Путешествие назад по поселку прошло без приключений, если не считать того, что ему встретились мелиораторы и стали допытываться, не он ли часом взял их трубы. Николай Николаевич сказал, что не брал.

Дома все было по-прежнему. Уже вернувшийся с реки Хлёст отдыхал на завалинке. В зубах у него была огромная «козья ножка». По старой зэковской привычке Хлёст берег спички. Очевидно, кипятильник был хорошо спрятан, и Хлёст прикуривал тем же способом, каким добывают огонь, когда открывают олимпийские игры, – то есть при помощи солнечных лучей. В руках рыболова была огромная лупа. Хлёст с ее помощью заставил тлеть рукав собственной телогрейки, а уже от этого трута ловко прикурил. Судя по тому, что весь левый рукав был в черных дырках, словно простреленный картечью, Хлёст и этим способом пользовался нередко.

Николай Николаевич спросил соседа о здоровье супруги. Хлёст хладнокровно ответил, что жену отвезли в больницу.

– Наверное, съела что-нибудь, – сказал Хлёст.





И, как потом выяснилось, он оказался прав.

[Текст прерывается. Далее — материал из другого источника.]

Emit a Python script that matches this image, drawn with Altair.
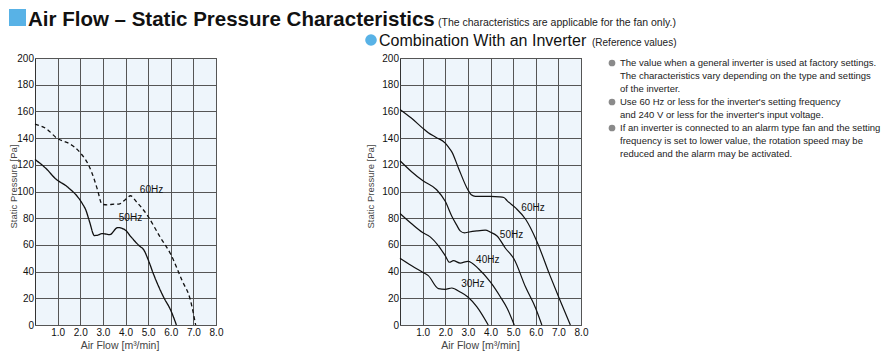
import altair as alt
import pandas as pd

FONT = "Liberation Sans"
BLUE = "#58b2e6"
GRID = "#555555"

# ---------------- data ----------------
X_TICKS = [1, 2, 3, 4, 5, 6, 7, 8]
Y_TICKS = [0, 20, 40, 60, 80, 100, 120, 140, 160, 180, 200]

# Left chart: fan only
L50_X = [0, 0.5, 0.91, 1.43, 2.09, 2.25, 2.4, 2.63, 2.8, 2.97, 3.3, 3.66, 4.0, 4.22, 4.63, 4.8, 5.0, 5.24, 5.68, 6.0, 6.25]
L50_Y = [124, 117, 109.5, 103.5, 91, 86, 78, 67, 67.5, 68.5, 67.7, 73, 71, 66.5, 59, 56.5, 49, 38, 21, 11, 0]
L60_X = [0, 0.5, 1.0, 1.3, 1.5, 2.0, 2.38, 2.6, 2.75, 2.97, 3.2, 3.5, 3.7, 4.0, 4.22, 4.5, 4.95, 5.55, 6.0, 6.5, 6.87, 7.1]
L60_Y = [150.5, 147, 139.6, 137.4, 136, 129, 119.4, 110, 102, 90.4, 90, 90.5, 90.5, 94, 96.8, 92, 82.5, 65.3, 53, 33.3, 18.6, 0]
L_LABELS = ["60Hz", "50Hz"]
L_LABEL_X = [5.15, 4.22]
L_LABEL_Y = [101, 79.8]

# Right chart: combination with an inverter
R60_X = [0, 0.5, 1.0, 1.25, 1.6, 2.0, 2.15, 2.29, 2.59, 3.0, 3.15, 3.33, 4.0, 4.4, 4.59, 4.74, 5.11, 5.56, 6.04, 6.6, 7.04, 7.53]
R60_Y = [161.5, 155, 147.5, 144, 140.5, 136.3, 133, 129.7, 117.3, 101.3, 97.5, 96.3, 96.3, 96, 95.5, 93, 87.7, 79, 63, 38.3, 19.8, 0]
R50_X = [0, 0.5, 1.0, 1.62, 2.0, 2.29, 2.5, 2.66, 2.85, 3.0, 3.4, 3.77, 4.0, 4.29, 4.66, 5.04, 5.55, 6.0, 6.27]
R50_Y = [123, 115, 108.2, 101.3, 92.7, 81.5, 75, 70.5, 69, 69.5, 70.5, 71, 69.5, 66.7, 57.5, 49.4, 28.4, 12.4, 0]
R40_X = [0, 0.5, 1.0, 1.32, 1.7, 2.0, 2.19, 2.36, 2.66, 3.0, 3.48, 4.0, 4.44, 4.74, 5.05]
R40_Y = [83.5, 76, 69.2, 66.2, 59.3, 51.9, 47, 48.2, 46.4, 47.7, 42, 32.1, 21, 12.4, 0]
R30_X = [0, 0.5, 1.0, 1.25, 1.7, 2.0, 2.29, 2.66, 3.0, 3.4, 3.9]
R30_Y = [50, 44.5, 39.5, 37, 27.2, 26.7, 27.7, 24.7, 21, 13.6, 0]
R_LABELS = ["60Hz", "50Hz", "40Hz", "30Hz"]
R_LABEL_X = [5.88, 4.93, 3.88, 3.22]
R_LABEL_Y = [87.5, 67.5, 48.5, 30.5]

TITLE = "Air Flow – Static Pressure Characteristics"
TITLE_NOTE = "(The characteristics are applicable for the fan only.)"
SUBHEAD = "Combination With an Inverter"
SUBHEAD_NOTE = "(Reference values)"
NOTES = [
    "The value when a general inverter is used at factory settings.",
    "The characteristics vary depending on the type and settings",
    "of the inverter.",
    "Use 60 Hz or less for the inverter's setting frequency",
    "and 240 V or less for the inverter's input voltage.",
    "If an inverter is connected to an alarm type fan and the setting",
    "frequency is set to lower value, the rotation speed may be",
    "reduced and the alarm may be activated.",
]
BULLET_LINES = [0, 3, 5]

W, H = 181, 267


def long_df(pairs):
    rows = []
    for name, xs, ys in pairs:
        for i, (a, b) in enumerate(zip(xs, ys)):
            rows.append({"series": name, "x": a, "y": b, "order": i})
    return pd.DataFrame(rows)


def encs(title_x, title_y, xt_x):
    xe = alt.X(
        "x:Q",
        scale=alt.Scale(domain=[0, 8], nice=False, zero=False),
        axis=alt.Axis(
            values=X_TICKS, format=".1f", title="Air Flow [m³/min]",
            grid=True, gridColor=GRID, gridWidth=1, ticks=False, domain=False,
            labelFlush=False, labelPadding=2, labelFont=FONT, labelFontSize=10,
            labelColor="#111", titleFont=FONT, titleFontSize=10.5,
            titleFontWeight="normal", titleColor="#444",
            titleX=xt_x, titleY=23, titleAlign="center", titleBaseline="alphabetic",
        ),
    )
    ye = alt.Y(
        "y:Q",
        scale=alt.Scale(domain=[0, 200], nice=False, zero=True),
        axis=alt.Axis(
            values=Y_TICKS, title="Static Pressure [Pa]",
            grid=True, gridColor=GRID, gridWidth=1, ticks=False, domain=False,
            labelPadding=1.5, labelFont=FONT, labelFontSize=10, labelColor="#111",
            titleFont=FONT, titleFontSize=9.5, titleFontWeight="normal",
            titleColor="#444", titleAngle=-90, titleX=title_x, titleY=title_y,
            titleAlign="center", titleBaseline="bottom",
        ),
    )
    return xe, ye


def one(text):
    return alt.Chart(pd.DataFrame({"t": [text]}))


# ---------------- left panel ----------------
lx, ly = encs(-16.5, 128, 84.5)
left_df = long_df([("60Hz", L60_X, L60_Y), ("50Hz", L50_X, L50_Y)])
left_lines = alt.Chart(left_df).mark_line(
    interpolate="monotone", color="#111", strokeWidth=1.3
).encode(
    x=lx, y=ly, order="order:Q", detail="series:N",
    strokeDash=alt.StrokeDash(
        "series:N",
        scale=alt.Scale(domain=["50Hz", "60Hz"], range=[[1, 0], [4, 3]]),
        legend=None,
    ),
)
left_labels = alt.Chart(
    pd.DataFrame({"x": L_LABEL_X, "y": L_LABEL_Y, "label": L_LABELS})
).mark_text(font=FONT, fontSize=10, color="#111").encode(x=lx, y=ly, text="label:N")

square = one("sq").mark_rect(color=BLUE).encode(
    x=alt.value(-26), x2=alt.value(-9), y=alt.value(-49), y2=alt.value(-32)
)
title = one(TITLE).mark_text(
    font=FONT, fontSize=20.5, fontWeight="bold", align="left", baseline="alphabetic", color="#111"
).encode(x=alt.value(-7), y=alt.value(-32), text="t:N")
title_note = one(TITLE_NOTE).mark_text(
    font=FONT, fontSize=10.5, align="left", baseline="alphabetic", color="#222"
).encode(x=alt.value(403), y=alt.value(-32), text="t:N")

left = alt.layer(left_lines, left_labels, square, title, title_note).properties(width=W, height=H)

# ---------------- right panel ----------------
rx, ry = encs(-24.6, 128, 80)
right_df = long_df([("60Hz", R60_X, R60_Y), ("50Hz", R50_X, R50_Y),
                    ("40Hz", R40_X, R40_Y), ("30Hz", R30_X, R30_Y)])
right_lines = alt.Chart(right_df).mark_line(
    interpolate="monotone", color="#111", strokeWidth=1.2
).encode(x=rx, y=ry, order="order:Q", detail="series:N")
right_labels = alt.Chart(
    pd.DataFrame({"x": R_LABEL_X, "y": R_LABEL_Y, "label": R_LABELS})
).mark_text(font=FONT, fontSize=10, color="#111").encode(x=rx, y=ry, text="label:N")

dot = one("dot").mark_circle(color=BLUE, opacity=1, size=135).encode(
    x=alt.value(-29), y=alt.value(-18)
)
subhead = one(SUBHEAD).mark_text(
    font=FONT, fontSize=16, align="left", baseline="alphabetic", color="#111"
).encode(x=alt.value(-21), y=alt.value(-12.5), text="t:N")
subhead_note = one(SUBHEAD_NOTE).mark_text(
    font=FONT, fontSize=10, align="left", baseline="alphabetic", color="#222"
).encode(x=alt.value(192), y=alt.value(-12.5), text="t:N")

notes_df = pd.DataFrame({"t": NOTES, "i": list(range(len(NOTES)))})
notes_df["yy"] = notes_df["i"] * 13 + 5
notes = alt.Chart(notes_df).mark_text(
    font=FONT, fontSize=9.5, align="left", baseline="middle", color="#222"
).encode(x=alt.value(220), y=alt.Y("yy:Q", scale=None), text="t:N")
bul_df = pd.DataFrame({"yy": [i * 13 + 5 for i in BULLET_LINES]})
bullets = alt.Chart(bul_df).mark_circle(color="#8a8a8a", opacity=1, size=45).encode(
    x=alt.value(212), y=alt.Y("yy:Q", scale=None)
)

right = alt.layer(right_lines, right_labels, dot, subhead, subhead_note, notes, bullets).properties(
    width=W, height=H
)

chart = alt.hconcat(left, right, spacing=184, bounds="flush", padding=0).configure_view(
    fill="#eef5fb", stroke="#333", strokeWidth=1
)

chart.save("out.html", embed_options={"renderer": "svg", "actions": False})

На крыльце своего краеведческого музея Николай Николаевич заметил Володю. Володя был местным писателем-натуралистом. В Ново-Чемоданове он был известен, кроме всего прочего, и тем, что затаскивал пишущую машинку в лес, на луг или в поле и там, вдохновляясь окружающей его природой, громко выстукивал очередной шедевр. За этим занятием его заставали и рыбаки, и пастухи, и грибники, и ищущие уединения парочки.

Кроме того, Володя прославился своими курортными романами. Каждый год он отдыхал на юге и там, как и положено художественной натуре, отчаянно влюблялся, спускал на свою очередную пассию все отпускные и возвращался в родное Ново-Чемоданово без копейки денег.

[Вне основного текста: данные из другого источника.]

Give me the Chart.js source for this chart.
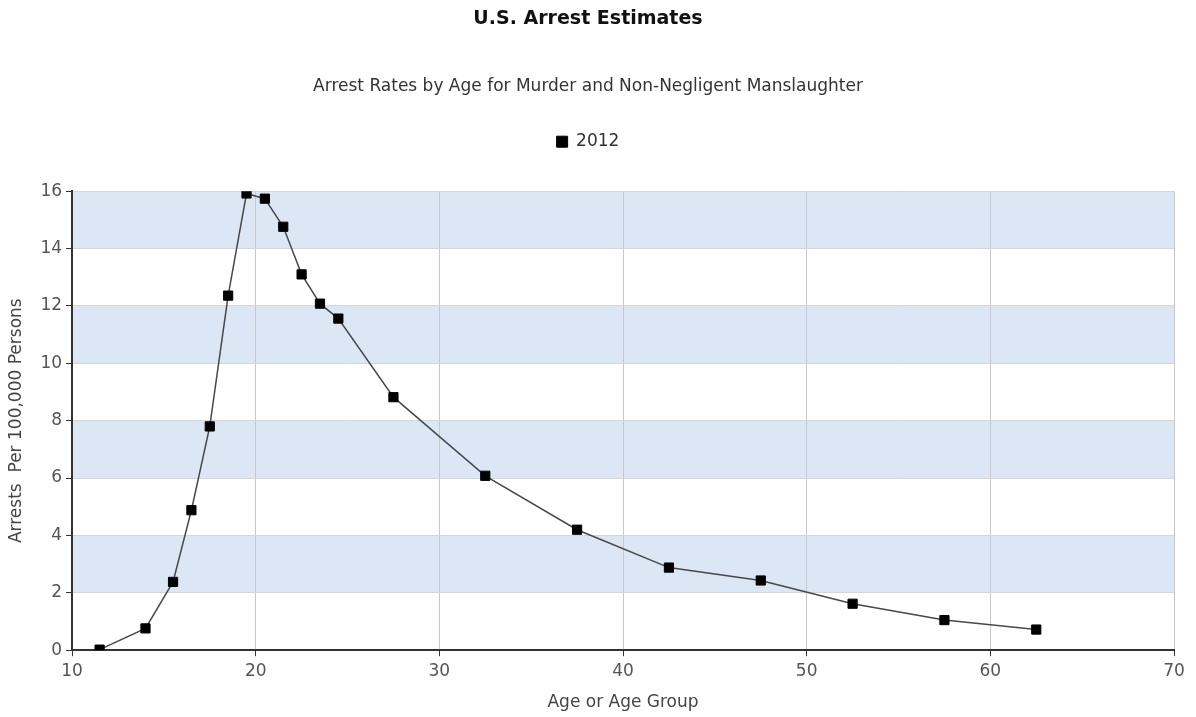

В прошлом году он настолько поиздержался на курорте, что добирался до дома зайцем на перекладных электричках. Но на полпути его высадил бдительный контролер. Володя в отчаянии стал побираться на каком-то вокзале, пытаясь разжалобить своей любовной историей тамошних обитателей. Колхозницы, торгующие у путей малосольными огурчиками и горячей картошкой, не давали ему ни копейки и не хотели слушать. Торговки государственными пирожками на перроне, наоборот, слушали его очень внимательно, постоянно переспрашивая и жадно ловя подробности его любовных переживаний, но тоже ничего не давали. Единственным человеком, который помог Володе, был вокзальный милиционер. Страж порядка, приказав писателю быть кратким, выслушал бедолагу, дал ему рубль и посоветовал побыстрее убираться с территории вокзала.

Помимо этого Володя был заядлым краеведом. Именно поэтому он и пришел к Николаю Николаевичу.

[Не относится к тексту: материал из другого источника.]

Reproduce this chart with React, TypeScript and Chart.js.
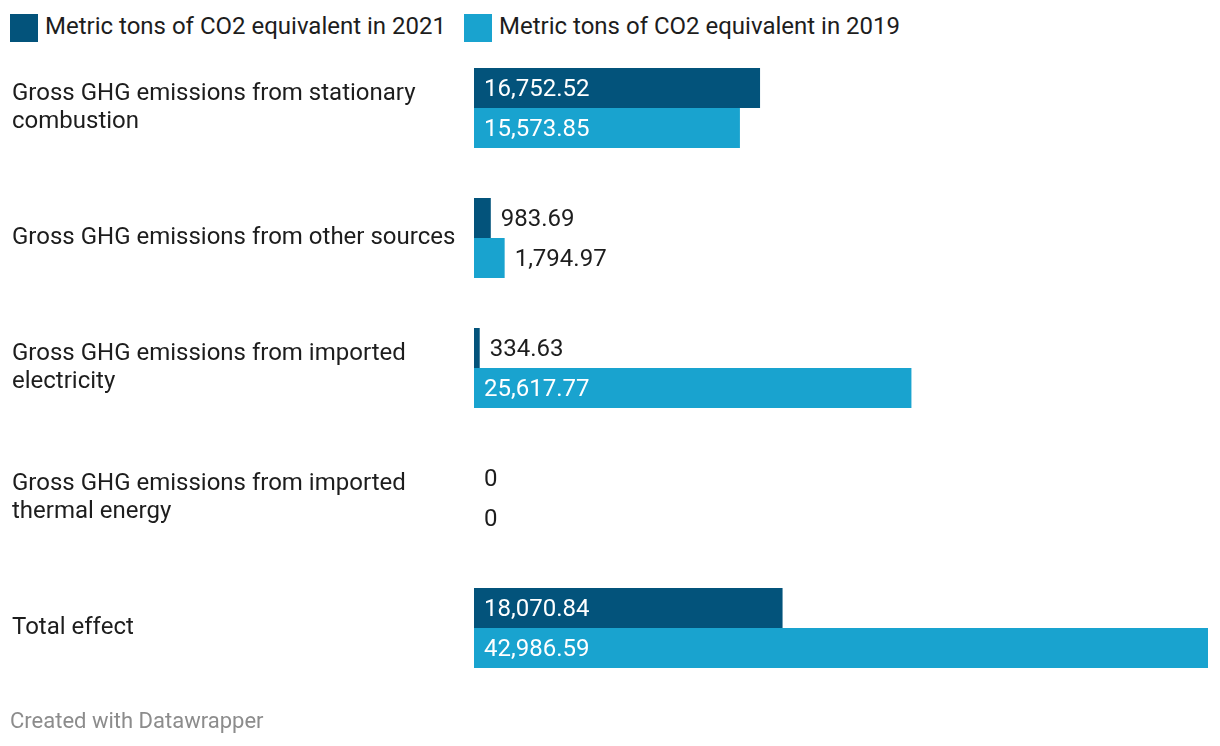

Вчера, путешествуя по окрестностям Ново-Чемоданова, Володя в старинной дворянской усадьбе (по советским неписаным законам в ней был устроен дом умалишенных) где-то на задворках, у развалин гигантской каменной бани, в густых зарослях крапивы обнаружил небольшой старинный паровоз.

Паровоз, хотя и был тронут ржавчиной, но прекрасно сохранился. Когда дело касалось краеведения, Володя оставлял все свои художественные фантазии. Вот и сейчас он представил изумленному Николаю Николаевичу не только промеры найденного механизма и прилично выполненный рисунок, но даже еще не просохшую фотографию (правда, не очень хорошего качества, так как писатель делал свои снимки старенькой «Сменой»).

Николай Николаевич разволновался. Судя по огромной трубе, по разнокалиберным колесам, по отсутствию кабины и по немыслимому числу рычагов и ручек, это было если и не творение Ползунова и Черепанова, то наверняка одна из тех первых паровых диковин, которая когда-то ползала по «чугунке» Российской империи.

Николая Николаевича смутила только решетка скотосбрасывателя, словно сделанная из спинок никелированных кроватей, да и красные серп и молот («Явно советский новодел», – решил проницательный Николай Николаевич).

Николай Николаевич взял у Володи координаты паровозной психлечебницы с намерением в ближайшее время лично осмотреть реликвию. Он хотел было ехать туда немедленно, но вспомнил, что его именно сегодня пригласил в гости директор соседнего музея воздухоплавания.

Николай Николаевич, решив, что увидится с паровозом завтра, направился на окраину села – к автобусной остановке.

Музей воздухоплавания располагался в особняке старинной барской усадьбы (почему-то не отданной под лечебное заведение). Перед входом в усадьбу, украшенным настоящими мраморными колоннами (Николай Николаевич внимательно их осмотрел и даже пощупал), стояли огромные деревянные пропеллеры старинных самолетов.